**Work to be completed:**
Please, without the pictures, retype exactly the lines from the start of the material through the line that holds "(495,280) node[word] (dis)".
= = = = =
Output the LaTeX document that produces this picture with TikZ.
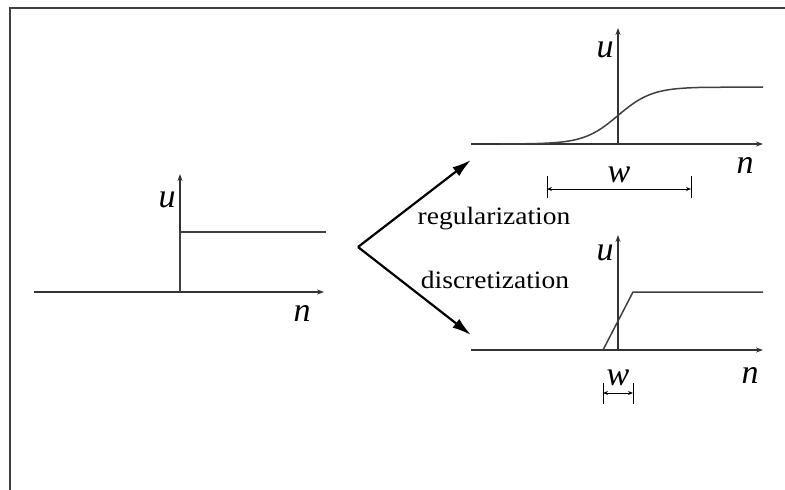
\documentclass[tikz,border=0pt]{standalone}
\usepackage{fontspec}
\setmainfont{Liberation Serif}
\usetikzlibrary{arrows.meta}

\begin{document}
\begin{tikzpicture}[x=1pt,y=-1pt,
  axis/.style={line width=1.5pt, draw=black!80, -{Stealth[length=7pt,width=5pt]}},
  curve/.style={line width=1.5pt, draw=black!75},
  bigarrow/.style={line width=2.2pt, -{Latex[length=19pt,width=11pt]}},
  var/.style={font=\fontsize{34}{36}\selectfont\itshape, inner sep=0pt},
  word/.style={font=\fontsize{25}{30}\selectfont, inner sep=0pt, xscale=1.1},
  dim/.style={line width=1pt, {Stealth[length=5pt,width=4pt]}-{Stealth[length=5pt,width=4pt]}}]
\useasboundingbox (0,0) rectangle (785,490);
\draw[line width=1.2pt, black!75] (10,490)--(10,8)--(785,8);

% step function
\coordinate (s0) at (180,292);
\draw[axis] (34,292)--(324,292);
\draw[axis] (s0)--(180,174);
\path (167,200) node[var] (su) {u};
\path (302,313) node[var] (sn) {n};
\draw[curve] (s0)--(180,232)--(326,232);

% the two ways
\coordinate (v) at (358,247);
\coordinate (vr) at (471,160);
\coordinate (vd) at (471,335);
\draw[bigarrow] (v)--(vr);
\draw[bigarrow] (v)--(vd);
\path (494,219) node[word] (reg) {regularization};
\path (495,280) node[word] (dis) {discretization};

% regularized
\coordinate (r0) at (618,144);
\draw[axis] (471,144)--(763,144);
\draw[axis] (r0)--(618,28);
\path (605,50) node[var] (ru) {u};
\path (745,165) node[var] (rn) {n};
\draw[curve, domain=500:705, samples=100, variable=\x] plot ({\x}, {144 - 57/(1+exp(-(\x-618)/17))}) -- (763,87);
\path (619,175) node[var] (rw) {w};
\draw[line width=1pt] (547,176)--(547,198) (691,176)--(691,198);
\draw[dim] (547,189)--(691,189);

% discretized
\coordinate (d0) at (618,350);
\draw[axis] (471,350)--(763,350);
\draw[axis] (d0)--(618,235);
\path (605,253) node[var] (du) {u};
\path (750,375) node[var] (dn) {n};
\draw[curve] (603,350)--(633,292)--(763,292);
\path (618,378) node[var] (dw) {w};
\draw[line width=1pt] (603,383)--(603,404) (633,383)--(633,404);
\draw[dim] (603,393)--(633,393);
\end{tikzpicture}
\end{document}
= = = = =
**Task output:**
Output the LaTeX document that produces this picture with TikZ.
\documentclass[tikz,border=0pt]{standalone}
\usepackage{fontspec}
\setmainfont{Liberation Serif}
\usetikzlibrary{arrows.meta}

\begin{document}
\begin{tikzpicture}[x=1pt,y=-1pt,
  axis/.style={line width=1.5pt, draw=black!80, -{Stealth[length=7pt,width=5pt]}},
  curve/.style={line width=1.5pt, draw=black!75},
  bigarrow/.style={line width=2.2pt, -{Latex[length=19pt,width=11pt]}},
  var/.style={font=\fontsize{34}{36}\selectfont\itshape, inner sep=0pt},
  word/.style={font=\fontsize{25}{30}\selectfont, inner sep=0pt, xscale=1.1},
  dim/.style={line width=1pt, {Stealth[length=5pt,width=4pt]}-{Stealth[length=5pt,width=4pt]}}]
\useasboundingbox (0,0) rectangle (785,490);
\draw[line width=1.2pt, black!75] (10,490)--(10,8)--(785,8);

% step function
\coordinate (s0) at (180,292);
\draw[axis] (34,292)--(324,292);
\draw[axis] (s0)--(180,174);
\path (167,200) node[var] (su) {u};
\path (302,313) node[var] (sn) {n};
\draw[curve] (s0)--(180,232)--(326,232);

% the two ways
\coordinate (v) at (358,247);
\coordinate (vr) at (471,160);
\coordinate (vd) at (471,335);
\draw[bigarrow] (v)--(vr);
\draw[bigarrow] (v)--(vd);
\path (494,219) node[word] (reg) {regularization};
\path (495,280) node[word] (dis) {discretization};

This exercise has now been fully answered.